» **WHAT THIS TASK INVOLVES**
In the material below, please retype the lines from the very first through the one with "import plotly.graph_objects as go", exactly and without pictures.

» **RECORDED DATA**
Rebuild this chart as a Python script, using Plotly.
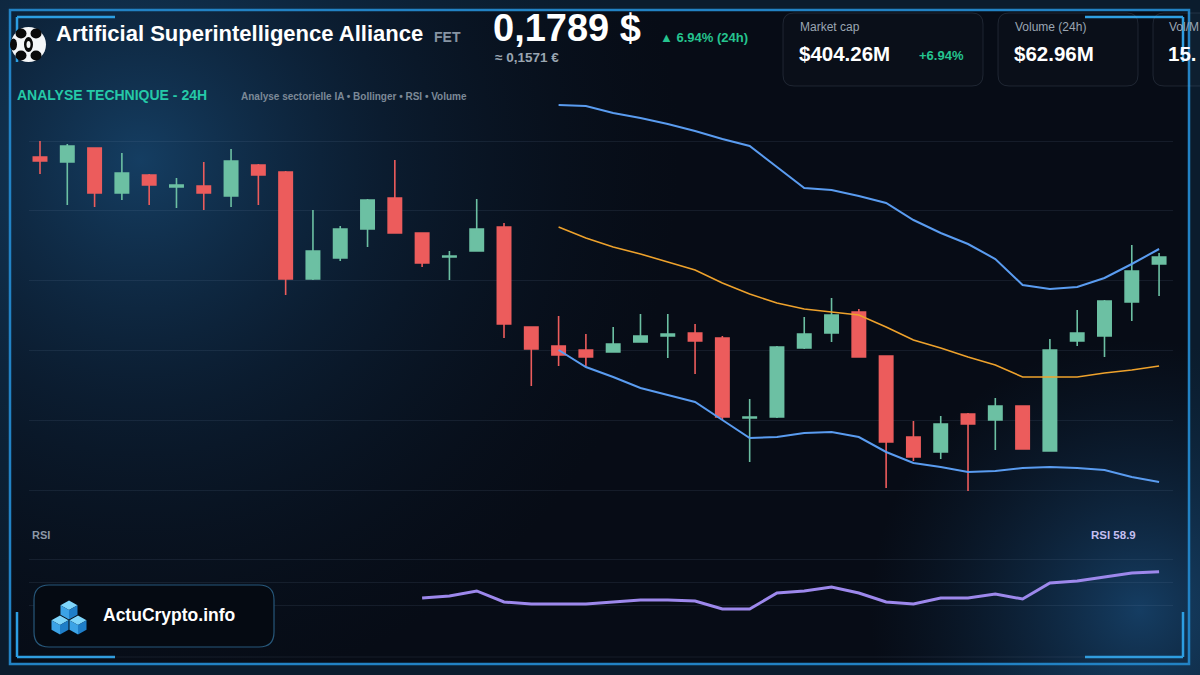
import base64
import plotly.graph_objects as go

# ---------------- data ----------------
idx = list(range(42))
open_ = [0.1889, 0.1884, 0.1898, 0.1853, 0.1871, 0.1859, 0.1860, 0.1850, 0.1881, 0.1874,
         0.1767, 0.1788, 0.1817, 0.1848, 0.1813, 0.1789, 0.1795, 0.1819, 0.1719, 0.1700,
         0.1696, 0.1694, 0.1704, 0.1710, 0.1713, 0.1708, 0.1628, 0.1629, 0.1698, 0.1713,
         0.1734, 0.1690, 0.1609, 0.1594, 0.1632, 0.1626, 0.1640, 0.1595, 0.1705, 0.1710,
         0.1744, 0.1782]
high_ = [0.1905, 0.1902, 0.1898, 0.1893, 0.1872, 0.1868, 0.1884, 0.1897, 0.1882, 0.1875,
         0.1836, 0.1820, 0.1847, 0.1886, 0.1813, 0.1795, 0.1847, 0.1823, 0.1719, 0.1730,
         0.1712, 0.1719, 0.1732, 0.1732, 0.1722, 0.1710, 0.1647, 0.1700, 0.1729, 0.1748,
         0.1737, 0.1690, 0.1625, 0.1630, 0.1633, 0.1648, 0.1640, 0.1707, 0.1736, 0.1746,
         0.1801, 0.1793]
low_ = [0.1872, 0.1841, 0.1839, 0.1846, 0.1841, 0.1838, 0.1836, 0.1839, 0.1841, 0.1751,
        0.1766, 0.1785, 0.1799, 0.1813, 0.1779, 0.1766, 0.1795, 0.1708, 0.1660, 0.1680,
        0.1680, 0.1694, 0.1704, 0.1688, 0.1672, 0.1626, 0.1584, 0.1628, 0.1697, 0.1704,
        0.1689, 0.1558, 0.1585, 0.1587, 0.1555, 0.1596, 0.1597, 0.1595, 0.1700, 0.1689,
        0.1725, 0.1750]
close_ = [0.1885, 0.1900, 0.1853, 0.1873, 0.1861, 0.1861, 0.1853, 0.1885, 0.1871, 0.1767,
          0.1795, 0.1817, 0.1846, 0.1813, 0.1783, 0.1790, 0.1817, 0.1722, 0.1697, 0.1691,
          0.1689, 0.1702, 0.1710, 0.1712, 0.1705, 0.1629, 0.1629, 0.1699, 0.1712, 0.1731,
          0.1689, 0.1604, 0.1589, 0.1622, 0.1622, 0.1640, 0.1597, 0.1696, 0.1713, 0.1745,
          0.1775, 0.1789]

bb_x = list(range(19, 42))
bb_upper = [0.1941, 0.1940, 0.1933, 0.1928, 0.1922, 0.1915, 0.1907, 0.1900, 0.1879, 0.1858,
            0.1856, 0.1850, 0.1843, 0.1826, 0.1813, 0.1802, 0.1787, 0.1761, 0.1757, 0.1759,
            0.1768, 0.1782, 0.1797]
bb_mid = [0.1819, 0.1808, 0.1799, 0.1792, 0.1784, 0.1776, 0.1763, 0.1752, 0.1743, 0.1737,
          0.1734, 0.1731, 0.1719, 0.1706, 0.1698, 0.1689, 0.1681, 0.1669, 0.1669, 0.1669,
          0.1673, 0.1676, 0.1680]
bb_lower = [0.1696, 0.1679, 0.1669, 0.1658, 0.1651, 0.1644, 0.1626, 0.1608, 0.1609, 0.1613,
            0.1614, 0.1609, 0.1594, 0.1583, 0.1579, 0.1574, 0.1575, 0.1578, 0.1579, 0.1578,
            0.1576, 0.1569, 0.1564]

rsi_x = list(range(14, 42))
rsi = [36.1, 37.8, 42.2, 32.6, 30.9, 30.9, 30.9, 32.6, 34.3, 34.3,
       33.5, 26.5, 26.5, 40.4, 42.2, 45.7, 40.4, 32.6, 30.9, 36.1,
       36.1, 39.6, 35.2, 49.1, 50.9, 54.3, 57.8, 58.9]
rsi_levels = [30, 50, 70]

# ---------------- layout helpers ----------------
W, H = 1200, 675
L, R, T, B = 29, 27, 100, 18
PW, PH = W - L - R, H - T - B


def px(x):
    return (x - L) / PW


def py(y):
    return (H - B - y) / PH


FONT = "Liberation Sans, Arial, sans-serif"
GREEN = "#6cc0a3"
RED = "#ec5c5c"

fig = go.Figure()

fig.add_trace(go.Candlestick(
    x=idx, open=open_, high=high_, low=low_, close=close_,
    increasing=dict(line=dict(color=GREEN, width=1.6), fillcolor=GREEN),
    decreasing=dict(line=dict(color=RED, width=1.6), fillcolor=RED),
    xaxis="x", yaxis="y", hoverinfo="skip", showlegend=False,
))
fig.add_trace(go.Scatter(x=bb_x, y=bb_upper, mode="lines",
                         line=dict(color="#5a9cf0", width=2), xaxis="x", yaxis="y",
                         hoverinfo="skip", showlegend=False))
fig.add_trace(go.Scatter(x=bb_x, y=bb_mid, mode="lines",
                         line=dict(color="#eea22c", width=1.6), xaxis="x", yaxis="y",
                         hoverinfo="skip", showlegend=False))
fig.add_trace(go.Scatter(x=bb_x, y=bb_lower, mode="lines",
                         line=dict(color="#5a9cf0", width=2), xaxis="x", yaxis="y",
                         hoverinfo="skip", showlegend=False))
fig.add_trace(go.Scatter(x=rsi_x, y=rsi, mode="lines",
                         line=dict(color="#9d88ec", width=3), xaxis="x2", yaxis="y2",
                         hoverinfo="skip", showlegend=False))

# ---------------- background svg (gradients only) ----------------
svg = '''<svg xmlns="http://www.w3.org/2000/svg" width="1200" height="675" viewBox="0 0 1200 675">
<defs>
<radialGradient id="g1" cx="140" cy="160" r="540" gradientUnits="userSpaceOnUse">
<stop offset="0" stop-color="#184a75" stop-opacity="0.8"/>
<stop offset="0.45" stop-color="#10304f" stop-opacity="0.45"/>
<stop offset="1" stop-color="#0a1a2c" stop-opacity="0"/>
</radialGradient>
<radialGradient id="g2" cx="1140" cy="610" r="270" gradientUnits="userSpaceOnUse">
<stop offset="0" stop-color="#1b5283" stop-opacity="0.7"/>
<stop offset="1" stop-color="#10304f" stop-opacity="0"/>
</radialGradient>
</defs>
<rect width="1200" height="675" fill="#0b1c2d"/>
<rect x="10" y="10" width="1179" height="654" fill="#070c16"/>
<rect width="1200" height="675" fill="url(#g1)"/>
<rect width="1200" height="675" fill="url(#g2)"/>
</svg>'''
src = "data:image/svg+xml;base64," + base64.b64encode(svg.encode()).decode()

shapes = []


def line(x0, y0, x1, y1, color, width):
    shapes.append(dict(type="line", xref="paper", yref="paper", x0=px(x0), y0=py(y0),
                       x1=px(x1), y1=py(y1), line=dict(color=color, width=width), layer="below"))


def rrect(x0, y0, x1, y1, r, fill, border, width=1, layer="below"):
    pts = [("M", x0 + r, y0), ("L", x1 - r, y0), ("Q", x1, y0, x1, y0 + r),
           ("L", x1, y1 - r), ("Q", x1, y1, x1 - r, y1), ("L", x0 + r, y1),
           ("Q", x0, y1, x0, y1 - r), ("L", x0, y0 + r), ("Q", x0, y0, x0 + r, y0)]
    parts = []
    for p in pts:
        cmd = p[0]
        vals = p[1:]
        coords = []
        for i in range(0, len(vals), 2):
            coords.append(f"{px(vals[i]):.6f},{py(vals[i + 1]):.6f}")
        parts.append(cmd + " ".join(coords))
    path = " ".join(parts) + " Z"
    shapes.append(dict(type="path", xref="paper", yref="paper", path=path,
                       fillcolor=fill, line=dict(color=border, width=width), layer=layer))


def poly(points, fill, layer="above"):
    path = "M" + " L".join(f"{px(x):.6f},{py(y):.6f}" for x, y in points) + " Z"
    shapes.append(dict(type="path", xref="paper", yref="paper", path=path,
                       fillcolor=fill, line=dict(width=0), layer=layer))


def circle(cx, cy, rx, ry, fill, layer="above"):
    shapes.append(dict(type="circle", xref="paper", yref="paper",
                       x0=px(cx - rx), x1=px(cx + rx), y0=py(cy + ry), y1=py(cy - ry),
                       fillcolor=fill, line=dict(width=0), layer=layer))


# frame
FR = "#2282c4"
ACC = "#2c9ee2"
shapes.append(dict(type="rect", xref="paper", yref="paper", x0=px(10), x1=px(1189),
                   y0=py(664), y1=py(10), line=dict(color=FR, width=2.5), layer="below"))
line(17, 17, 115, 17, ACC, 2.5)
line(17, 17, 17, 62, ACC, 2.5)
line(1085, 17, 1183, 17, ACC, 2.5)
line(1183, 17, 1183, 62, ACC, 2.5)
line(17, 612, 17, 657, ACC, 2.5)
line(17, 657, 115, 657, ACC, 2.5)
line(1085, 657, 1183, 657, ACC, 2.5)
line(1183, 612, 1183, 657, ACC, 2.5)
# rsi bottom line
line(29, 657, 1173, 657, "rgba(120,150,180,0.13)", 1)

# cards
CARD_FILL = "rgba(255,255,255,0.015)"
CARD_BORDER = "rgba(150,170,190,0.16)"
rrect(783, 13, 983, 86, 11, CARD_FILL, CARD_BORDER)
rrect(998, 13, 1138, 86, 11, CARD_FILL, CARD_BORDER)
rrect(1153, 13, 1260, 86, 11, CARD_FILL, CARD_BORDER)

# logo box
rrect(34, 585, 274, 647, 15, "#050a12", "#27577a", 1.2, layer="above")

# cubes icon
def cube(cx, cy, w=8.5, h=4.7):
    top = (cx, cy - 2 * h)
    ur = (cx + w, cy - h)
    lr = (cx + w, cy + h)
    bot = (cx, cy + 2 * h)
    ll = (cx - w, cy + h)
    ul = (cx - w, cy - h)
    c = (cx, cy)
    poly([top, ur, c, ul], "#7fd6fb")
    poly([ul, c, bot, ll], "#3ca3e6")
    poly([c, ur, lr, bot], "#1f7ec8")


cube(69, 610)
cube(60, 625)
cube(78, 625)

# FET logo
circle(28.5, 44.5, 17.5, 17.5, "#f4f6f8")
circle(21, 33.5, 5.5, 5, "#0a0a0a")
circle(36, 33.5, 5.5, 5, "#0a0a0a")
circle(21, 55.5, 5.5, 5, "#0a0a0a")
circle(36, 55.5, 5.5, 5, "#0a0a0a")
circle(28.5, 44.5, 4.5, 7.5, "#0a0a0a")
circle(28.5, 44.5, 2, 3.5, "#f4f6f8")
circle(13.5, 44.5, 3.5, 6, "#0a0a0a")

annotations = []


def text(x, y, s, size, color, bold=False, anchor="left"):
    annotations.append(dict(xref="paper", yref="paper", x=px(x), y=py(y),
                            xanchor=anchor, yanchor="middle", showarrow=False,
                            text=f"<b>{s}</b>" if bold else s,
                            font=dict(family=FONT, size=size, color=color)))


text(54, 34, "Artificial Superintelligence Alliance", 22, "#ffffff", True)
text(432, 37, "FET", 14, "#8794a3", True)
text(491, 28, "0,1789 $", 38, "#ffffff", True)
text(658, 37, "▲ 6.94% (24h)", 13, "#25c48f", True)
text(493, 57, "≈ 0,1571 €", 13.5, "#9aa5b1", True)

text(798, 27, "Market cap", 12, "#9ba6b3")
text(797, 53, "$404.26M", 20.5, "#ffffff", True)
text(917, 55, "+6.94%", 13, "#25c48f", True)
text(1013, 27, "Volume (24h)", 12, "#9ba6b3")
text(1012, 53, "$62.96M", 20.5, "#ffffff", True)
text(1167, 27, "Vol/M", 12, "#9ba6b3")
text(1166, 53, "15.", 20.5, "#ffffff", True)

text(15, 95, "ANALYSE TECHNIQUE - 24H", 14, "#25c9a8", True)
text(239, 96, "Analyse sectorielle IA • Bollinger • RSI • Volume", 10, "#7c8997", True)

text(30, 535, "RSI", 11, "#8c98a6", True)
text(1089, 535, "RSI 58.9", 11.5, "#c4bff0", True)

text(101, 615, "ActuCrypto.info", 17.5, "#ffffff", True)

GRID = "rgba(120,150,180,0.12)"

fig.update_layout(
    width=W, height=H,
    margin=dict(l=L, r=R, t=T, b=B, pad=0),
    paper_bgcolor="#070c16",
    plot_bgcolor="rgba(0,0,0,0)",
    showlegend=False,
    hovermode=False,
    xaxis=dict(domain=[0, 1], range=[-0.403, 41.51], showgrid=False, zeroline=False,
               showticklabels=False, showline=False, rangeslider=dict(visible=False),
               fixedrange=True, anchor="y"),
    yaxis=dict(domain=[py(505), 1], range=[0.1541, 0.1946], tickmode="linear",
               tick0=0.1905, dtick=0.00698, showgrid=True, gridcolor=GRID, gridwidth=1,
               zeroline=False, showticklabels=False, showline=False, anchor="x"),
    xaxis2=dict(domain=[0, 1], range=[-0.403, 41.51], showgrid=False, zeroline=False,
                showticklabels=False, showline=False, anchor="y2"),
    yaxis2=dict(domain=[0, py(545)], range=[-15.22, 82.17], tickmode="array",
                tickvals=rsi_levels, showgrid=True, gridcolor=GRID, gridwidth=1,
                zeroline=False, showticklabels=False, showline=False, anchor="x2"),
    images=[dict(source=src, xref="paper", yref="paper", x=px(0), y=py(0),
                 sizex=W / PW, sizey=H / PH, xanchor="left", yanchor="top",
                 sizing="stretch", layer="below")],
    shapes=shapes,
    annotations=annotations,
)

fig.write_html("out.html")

» **SOLUTION**
Rebuild this chart as a Python script, using Plotly.
import base64
import plotly.graph_objects as go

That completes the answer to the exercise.